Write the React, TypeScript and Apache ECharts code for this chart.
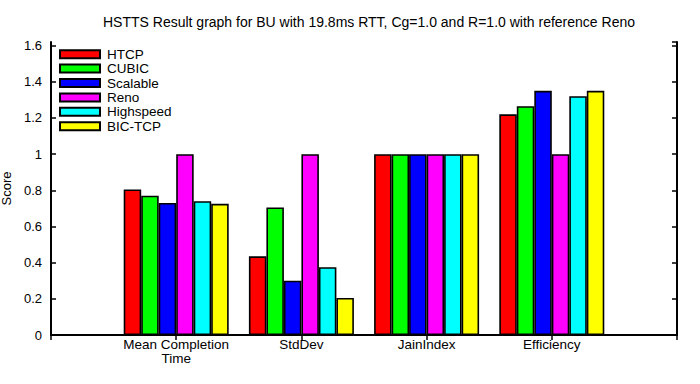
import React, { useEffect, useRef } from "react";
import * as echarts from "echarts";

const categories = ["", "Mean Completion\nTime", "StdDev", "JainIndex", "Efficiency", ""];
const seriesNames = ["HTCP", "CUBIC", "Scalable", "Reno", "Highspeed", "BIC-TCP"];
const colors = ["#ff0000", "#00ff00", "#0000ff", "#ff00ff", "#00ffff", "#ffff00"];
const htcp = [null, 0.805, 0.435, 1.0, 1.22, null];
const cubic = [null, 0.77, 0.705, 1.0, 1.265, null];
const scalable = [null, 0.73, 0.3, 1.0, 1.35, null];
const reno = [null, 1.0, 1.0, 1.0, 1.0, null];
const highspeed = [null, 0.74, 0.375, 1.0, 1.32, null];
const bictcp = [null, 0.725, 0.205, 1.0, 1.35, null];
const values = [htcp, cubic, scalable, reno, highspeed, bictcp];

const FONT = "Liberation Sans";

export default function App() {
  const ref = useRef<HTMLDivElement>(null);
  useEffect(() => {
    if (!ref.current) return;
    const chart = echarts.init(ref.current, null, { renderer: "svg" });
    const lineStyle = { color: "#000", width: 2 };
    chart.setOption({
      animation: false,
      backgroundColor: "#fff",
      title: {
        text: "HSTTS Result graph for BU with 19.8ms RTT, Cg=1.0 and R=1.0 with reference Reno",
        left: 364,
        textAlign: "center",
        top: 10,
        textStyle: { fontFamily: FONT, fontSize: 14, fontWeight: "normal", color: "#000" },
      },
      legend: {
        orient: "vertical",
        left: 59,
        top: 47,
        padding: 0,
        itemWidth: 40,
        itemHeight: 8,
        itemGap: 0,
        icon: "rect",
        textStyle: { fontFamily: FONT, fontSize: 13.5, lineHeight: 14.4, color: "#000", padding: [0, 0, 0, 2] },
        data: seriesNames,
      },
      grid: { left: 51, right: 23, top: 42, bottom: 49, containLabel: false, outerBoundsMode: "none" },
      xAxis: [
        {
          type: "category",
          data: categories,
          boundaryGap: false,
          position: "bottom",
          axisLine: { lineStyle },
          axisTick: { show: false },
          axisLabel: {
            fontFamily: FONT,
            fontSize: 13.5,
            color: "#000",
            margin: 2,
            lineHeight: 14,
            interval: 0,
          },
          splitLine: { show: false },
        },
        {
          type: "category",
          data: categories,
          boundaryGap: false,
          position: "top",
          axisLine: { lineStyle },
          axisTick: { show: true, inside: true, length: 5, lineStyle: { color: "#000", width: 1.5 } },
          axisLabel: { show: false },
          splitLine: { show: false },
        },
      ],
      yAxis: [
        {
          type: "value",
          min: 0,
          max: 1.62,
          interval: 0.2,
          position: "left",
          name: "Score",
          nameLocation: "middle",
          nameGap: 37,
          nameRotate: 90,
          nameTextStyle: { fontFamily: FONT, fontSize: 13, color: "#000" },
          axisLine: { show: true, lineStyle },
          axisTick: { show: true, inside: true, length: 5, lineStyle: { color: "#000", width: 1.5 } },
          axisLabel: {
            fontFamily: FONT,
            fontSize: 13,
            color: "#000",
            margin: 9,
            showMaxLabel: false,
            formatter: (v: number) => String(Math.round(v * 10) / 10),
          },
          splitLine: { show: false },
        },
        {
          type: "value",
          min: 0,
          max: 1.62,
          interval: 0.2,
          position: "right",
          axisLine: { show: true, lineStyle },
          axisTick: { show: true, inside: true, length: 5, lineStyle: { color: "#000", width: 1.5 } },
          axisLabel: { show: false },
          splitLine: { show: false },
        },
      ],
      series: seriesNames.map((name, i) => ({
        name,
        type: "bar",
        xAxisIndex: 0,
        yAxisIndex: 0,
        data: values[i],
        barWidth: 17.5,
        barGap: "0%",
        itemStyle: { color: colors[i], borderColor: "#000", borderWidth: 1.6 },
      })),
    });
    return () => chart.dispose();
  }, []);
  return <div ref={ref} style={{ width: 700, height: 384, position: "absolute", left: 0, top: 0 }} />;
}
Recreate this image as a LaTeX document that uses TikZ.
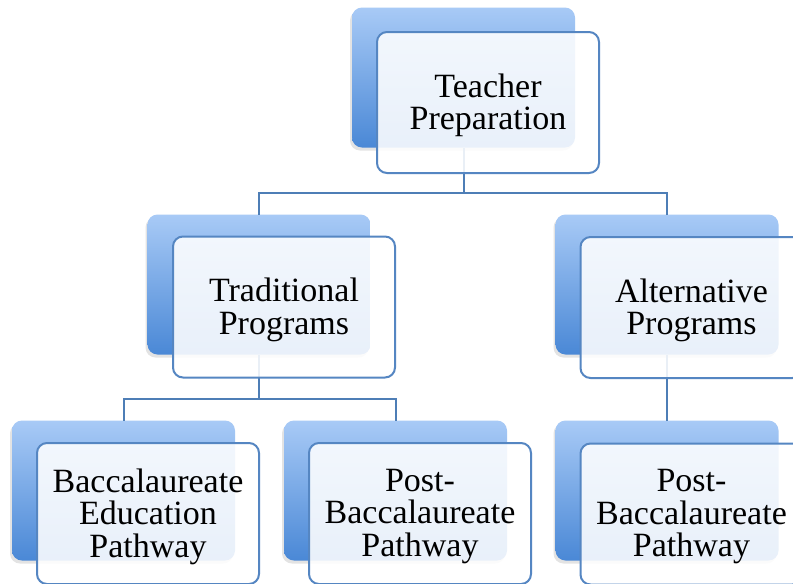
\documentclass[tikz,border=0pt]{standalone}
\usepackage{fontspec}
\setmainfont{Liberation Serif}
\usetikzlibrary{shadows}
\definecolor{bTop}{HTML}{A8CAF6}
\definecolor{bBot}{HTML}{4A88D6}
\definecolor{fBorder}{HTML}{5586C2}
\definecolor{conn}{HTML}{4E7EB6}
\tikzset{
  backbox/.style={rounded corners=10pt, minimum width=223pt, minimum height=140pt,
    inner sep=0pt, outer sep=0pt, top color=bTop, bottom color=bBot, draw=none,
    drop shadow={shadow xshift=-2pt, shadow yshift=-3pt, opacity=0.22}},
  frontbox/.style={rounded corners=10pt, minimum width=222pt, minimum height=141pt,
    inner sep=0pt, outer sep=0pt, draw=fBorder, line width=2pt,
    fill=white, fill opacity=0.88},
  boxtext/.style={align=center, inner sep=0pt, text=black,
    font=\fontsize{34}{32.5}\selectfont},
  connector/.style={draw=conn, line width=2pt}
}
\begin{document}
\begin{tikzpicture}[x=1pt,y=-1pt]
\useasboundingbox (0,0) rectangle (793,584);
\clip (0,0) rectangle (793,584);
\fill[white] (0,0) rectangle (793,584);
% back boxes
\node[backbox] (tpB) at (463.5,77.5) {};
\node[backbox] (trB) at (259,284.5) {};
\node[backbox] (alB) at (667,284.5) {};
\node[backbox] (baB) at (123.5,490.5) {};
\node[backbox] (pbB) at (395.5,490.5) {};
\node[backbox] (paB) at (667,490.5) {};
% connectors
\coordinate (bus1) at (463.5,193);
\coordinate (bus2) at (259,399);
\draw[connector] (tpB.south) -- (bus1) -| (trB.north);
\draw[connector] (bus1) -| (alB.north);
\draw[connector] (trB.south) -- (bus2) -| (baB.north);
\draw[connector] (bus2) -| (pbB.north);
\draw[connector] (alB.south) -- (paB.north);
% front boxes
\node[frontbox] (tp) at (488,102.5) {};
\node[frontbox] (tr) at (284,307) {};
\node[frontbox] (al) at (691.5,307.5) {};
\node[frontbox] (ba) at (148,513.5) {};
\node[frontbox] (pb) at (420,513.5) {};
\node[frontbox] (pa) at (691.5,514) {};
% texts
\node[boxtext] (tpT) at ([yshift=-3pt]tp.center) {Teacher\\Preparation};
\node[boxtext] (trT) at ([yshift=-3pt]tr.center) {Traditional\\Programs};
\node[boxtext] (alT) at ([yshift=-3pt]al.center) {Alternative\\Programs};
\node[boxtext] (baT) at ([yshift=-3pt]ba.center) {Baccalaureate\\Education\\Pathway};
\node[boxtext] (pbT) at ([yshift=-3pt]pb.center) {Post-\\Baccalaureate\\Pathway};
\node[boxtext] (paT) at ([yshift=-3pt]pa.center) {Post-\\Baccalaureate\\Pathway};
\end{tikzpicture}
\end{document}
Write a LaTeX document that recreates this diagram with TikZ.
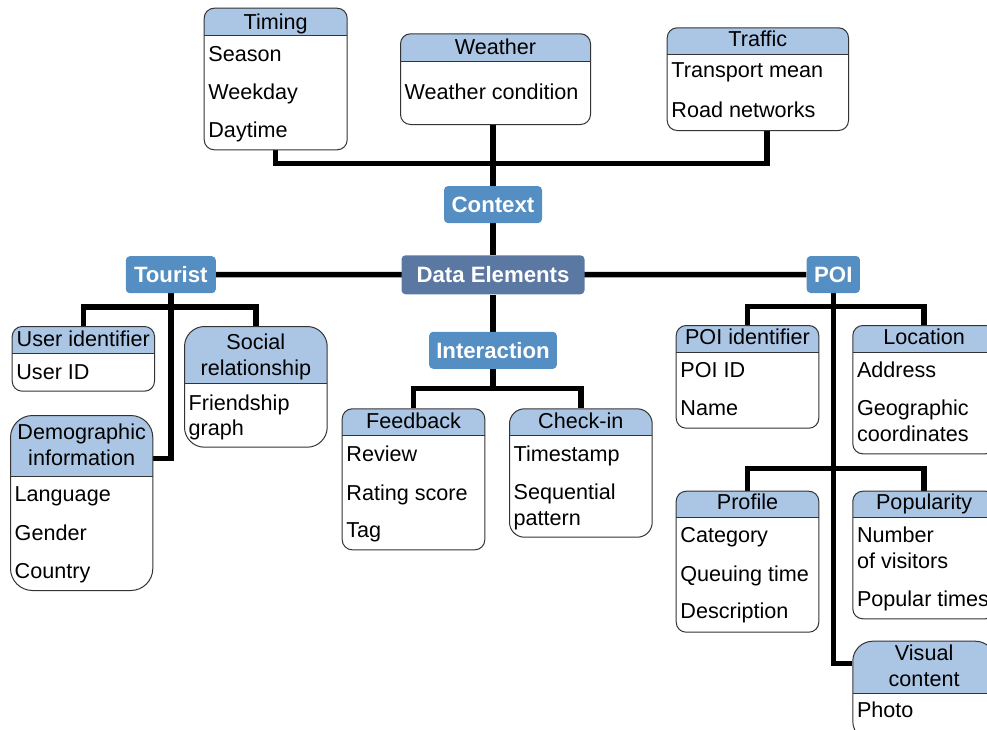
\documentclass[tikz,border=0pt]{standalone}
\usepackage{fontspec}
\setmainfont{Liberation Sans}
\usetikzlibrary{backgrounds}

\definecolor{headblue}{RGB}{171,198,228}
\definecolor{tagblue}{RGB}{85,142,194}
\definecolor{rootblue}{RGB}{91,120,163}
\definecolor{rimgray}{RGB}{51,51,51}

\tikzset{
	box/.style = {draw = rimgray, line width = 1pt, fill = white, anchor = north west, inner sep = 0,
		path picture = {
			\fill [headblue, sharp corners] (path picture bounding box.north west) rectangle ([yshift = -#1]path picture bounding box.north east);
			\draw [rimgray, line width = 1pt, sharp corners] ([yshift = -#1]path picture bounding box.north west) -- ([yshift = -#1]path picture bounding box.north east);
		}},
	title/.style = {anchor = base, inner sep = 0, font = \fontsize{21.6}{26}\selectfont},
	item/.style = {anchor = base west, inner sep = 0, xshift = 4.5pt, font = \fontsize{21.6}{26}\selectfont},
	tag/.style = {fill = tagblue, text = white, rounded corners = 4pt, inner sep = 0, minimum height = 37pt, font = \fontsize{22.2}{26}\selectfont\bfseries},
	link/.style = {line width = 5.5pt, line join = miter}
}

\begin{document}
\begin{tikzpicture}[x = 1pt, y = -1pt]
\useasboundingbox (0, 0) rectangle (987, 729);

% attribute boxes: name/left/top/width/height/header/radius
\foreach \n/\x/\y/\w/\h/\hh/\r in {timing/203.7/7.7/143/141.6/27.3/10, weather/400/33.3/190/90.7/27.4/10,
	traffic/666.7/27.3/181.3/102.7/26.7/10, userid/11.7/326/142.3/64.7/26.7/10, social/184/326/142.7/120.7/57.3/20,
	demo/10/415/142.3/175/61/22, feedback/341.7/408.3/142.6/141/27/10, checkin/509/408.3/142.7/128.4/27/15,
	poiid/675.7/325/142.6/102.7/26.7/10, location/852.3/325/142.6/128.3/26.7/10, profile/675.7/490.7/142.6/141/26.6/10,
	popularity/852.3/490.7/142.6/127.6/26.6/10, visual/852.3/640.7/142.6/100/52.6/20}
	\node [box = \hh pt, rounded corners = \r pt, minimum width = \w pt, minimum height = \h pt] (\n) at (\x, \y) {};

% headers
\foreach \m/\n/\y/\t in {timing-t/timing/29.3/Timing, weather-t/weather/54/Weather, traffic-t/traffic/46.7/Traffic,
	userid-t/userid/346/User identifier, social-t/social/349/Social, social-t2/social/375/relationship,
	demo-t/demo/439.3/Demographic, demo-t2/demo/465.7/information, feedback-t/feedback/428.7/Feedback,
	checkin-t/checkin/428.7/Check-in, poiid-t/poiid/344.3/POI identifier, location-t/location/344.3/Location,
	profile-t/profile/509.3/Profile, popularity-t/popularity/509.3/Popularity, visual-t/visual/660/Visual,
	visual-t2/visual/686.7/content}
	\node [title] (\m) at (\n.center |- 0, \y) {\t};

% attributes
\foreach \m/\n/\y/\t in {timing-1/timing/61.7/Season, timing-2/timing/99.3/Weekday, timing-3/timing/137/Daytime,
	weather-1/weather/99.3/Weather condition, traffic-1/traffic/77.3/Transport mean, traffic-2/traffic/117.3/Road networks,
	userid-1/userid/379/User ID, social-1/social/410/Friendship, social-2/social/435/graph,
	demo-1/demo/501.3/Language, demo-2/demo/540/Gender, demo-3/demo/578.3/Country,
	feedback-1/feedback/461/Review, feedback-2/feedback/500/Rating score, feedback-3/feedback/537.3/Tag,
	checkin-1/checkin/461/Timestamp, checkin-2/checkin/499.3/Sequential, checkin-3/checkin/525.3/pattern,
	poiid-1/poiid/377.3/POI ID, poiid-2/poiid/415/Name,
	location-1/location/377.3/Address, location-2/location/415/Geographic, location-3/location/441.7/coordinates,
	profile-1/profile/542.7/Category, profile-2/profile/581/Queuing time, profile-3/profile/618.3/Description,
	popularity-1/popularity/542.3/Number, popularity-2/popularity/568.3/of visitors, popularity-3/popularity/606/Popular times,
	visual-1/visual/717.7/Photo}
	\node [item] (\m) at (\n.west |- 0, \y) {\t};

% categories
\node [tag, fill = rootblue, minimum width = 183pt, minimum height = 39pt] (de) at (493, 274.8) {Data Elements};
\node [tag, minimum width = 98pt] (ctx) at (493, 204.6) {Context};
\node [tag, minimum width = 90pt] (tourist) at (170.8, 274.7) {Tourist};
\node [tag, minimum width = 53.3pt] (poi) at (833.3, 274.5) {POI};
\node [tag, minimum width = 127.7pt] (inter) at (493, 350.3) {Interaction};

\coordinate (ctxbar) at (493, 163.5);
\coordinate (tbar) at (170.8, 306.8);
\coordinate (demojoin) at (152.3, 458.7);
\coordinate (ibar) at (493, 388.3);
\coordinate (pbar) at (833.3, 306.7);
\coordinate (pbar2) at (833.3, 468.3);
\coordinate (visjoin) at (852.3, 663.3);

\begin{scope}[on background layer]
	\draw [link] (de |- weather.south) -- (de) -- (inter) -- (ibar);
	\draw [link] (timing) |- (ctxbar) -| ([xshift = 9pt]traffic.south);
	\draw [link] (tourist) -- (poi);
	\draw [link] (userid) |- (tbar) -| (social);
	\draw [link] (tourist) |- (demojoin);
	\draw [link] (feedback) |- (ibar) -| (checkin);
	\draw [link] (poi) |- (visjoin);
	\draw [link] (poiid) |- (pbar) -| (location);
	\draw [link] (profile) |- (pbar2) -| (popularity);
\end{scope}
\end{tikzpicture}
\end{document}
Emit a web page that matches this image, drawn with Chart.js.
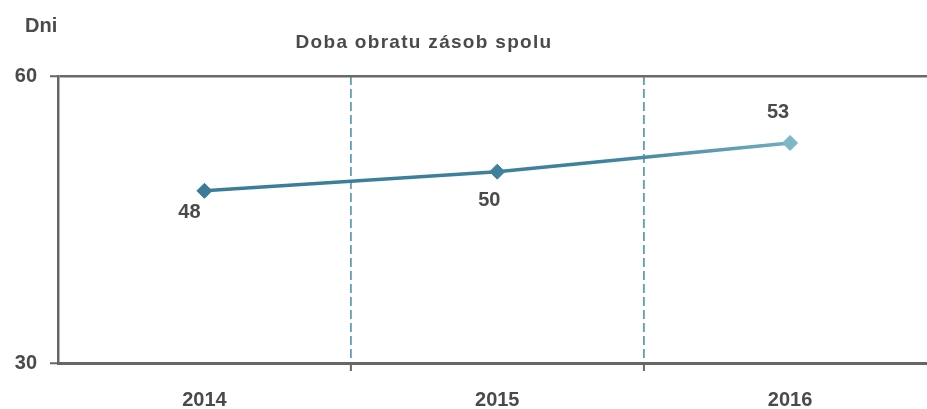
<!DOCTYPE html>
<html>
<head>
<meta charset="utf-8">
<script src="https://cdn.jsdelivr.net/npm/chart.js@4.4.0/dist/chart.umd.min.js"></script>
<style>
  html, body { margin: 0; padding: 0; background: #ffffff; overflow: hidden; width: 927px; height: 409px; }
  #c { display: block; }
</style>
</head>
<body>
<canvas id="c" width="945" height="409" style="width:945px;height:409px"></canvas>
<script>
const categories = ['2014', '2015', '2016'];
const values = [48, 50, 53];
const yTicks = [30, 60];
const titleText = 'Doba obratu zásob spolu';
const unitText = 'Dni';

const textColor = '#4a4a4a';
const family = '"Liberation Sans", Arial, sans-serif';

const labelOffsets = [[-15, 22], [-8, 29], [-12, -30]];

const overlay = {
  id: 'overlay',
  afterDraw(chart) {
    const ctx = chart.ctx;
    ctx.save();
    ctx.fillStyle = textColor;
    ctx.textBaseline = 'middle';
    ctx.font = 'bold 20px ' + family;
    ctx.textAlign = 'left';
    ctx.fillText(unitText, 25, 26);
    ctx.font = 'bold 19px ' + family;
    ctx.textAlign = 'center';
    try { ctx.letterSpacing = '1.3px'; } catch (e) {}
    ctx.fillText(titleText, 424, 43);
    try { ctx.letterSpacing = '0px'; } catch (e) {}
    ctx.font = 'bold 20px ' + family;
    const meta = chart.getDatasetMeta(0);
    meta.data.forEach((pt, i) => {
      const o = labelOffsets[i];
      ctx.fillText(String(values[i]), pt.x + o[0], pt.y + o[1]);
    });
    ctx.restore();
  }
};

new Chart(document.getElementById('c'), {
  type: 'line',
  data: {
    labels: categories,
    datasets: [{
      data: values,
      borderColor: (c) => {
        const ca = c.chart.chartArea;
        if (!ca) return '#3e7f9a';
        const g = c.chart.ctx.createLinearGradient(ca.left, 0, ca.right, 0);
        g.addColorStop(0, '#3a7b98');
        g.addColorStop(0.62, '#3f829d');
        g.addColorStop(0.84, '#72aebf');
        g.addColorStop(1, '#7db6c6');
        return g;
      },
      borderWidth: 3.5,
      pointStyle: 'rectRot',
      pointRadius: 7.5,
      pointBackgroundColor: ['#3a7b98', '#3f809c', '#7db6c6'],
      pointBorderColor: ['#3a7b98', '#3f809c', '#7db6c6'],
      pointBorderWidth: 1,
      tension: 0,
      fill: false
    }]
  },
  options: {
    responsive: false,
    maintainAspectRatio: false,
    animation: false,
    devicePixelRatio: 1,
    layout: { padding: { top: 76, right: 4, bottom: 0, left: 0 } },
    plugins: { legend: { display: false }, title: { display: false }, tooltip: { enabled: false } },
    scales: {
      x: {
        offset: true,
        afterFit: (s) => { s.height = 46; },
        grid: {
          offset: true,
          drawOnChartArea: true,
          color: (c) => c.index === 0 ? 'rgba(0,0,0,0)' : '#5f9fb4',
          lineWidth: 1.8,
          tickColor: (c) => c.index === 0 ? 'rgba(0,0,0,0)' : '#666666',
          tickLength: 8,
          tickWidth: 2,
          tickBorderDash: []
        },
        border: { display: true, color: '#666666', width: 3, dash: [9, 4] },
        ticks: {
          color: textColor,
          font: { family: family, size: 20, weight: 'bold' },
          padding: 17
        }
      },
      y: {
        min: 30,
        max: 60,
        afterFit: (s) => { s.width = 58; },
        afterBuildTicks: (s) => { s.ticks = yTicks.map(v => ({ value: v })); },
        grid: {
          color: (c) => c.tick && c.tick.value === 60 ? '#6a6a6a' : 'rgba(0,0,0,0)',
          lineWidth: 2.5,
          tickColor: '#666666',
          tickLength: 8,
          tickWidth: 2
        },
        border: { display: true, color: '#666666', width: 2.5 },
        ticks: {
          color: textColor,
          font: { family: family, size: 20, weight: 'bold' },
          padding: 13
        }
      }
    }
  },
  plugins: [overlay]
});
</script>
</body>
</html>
******
Requirements:
Keep to the stretch from the line containing "Write a LaTeX" through the line containing "pt, rounded corners", both ends included, and copy it exactly from the listing above, minus the pictures.

Task result:
Write a LaTeX document that recreates this diagram with TikZ.
\documentclass[tikz,border=0pt]{standalone}
\usepackage{fontspec}
\setmainfont{Liberation Sans}
\usetikzlibrary{backgrounds}

\definecolor{headblue}{RGB}{171,198,228}
\definecolor{tagblue}{RGB}{85,142,194}
\definecolor{rootblue}{RGB}{91,120,163}
\definecolor{rimgray}{RGB}{51,51,51}

\tikzset{
	box/.style = {draw = rimgray, line width = 1pt, fill = white, anchor = north west, inner sep = 0,
		path picture = {
			\fill [headblue, sharp corners] (path picture bounding box.north west) rectangle ([yshift = -#1]path picture bounding box.north east);
			\draw [rimgray, line width = 1pt, sharp corners] ([yshift = -#1]path picture bounding box.north west) -- ([yshift = -#1]path picture bounding box.north east);
		}},
	title/.style = {anchor = base, inner sep = 0, font = \fontsize{21.6}{26}\selectfont},
	item/.style = {anchor = base west, inner sep = 0, xshift = 4.5pt, font = \fontsize{21.6}{26}\selectfont},
	tag/.style = {fill = tagblue, text = white, rounded corners = 4pt, inner sep = 0, minimum height = 37pt, font = \fontsize{22.2}{26}\selectfont\bfseries},
	link/.style = {line width = 5.5pt, line join = miter}
}

\begin{document}
\begin{tikzpicture}[x = 1pt, y = -1pt]
\useasboundingbox (0, 0) rectangle (987, 729);

% attribute boxes: name/left/top/width/height/header/radius
\foreach \n/\x/\y/\w/\h/\hh/\r in {timing/203.7/7.7/143/141.6/27.3/10, weather/400/33.3/190/90.7/27.4/10,
	traffic/666.7/27.3/181.3/102.7/26.7/10, userid/11.7/326/142.3/64.7/26.7/10, social/184/326/142.7/120.7/57.3/20,
	demo/10/415/142.3/175/61/22, feedback/341.7/408.3/142.6/141/27/10, checkin/509/408.3/142.7/128.4/27/15,
	poiid/675.7/325/142.6/102.7/26.7/10, location/852.3/325/142.6/128.3/26.7/10, profile/675.7/490.7/142.6/141/26.6/10,
	popularity/852.3/490.7/142.6/127.6/26.6/10, visual/852.3/640.7/142.6/100/52.6/20}
	\node [box = \hh pt, rounded corners = \r pt, minimum width = \w pt, minimum height = \h pt] (\n) at (\x, \y) {};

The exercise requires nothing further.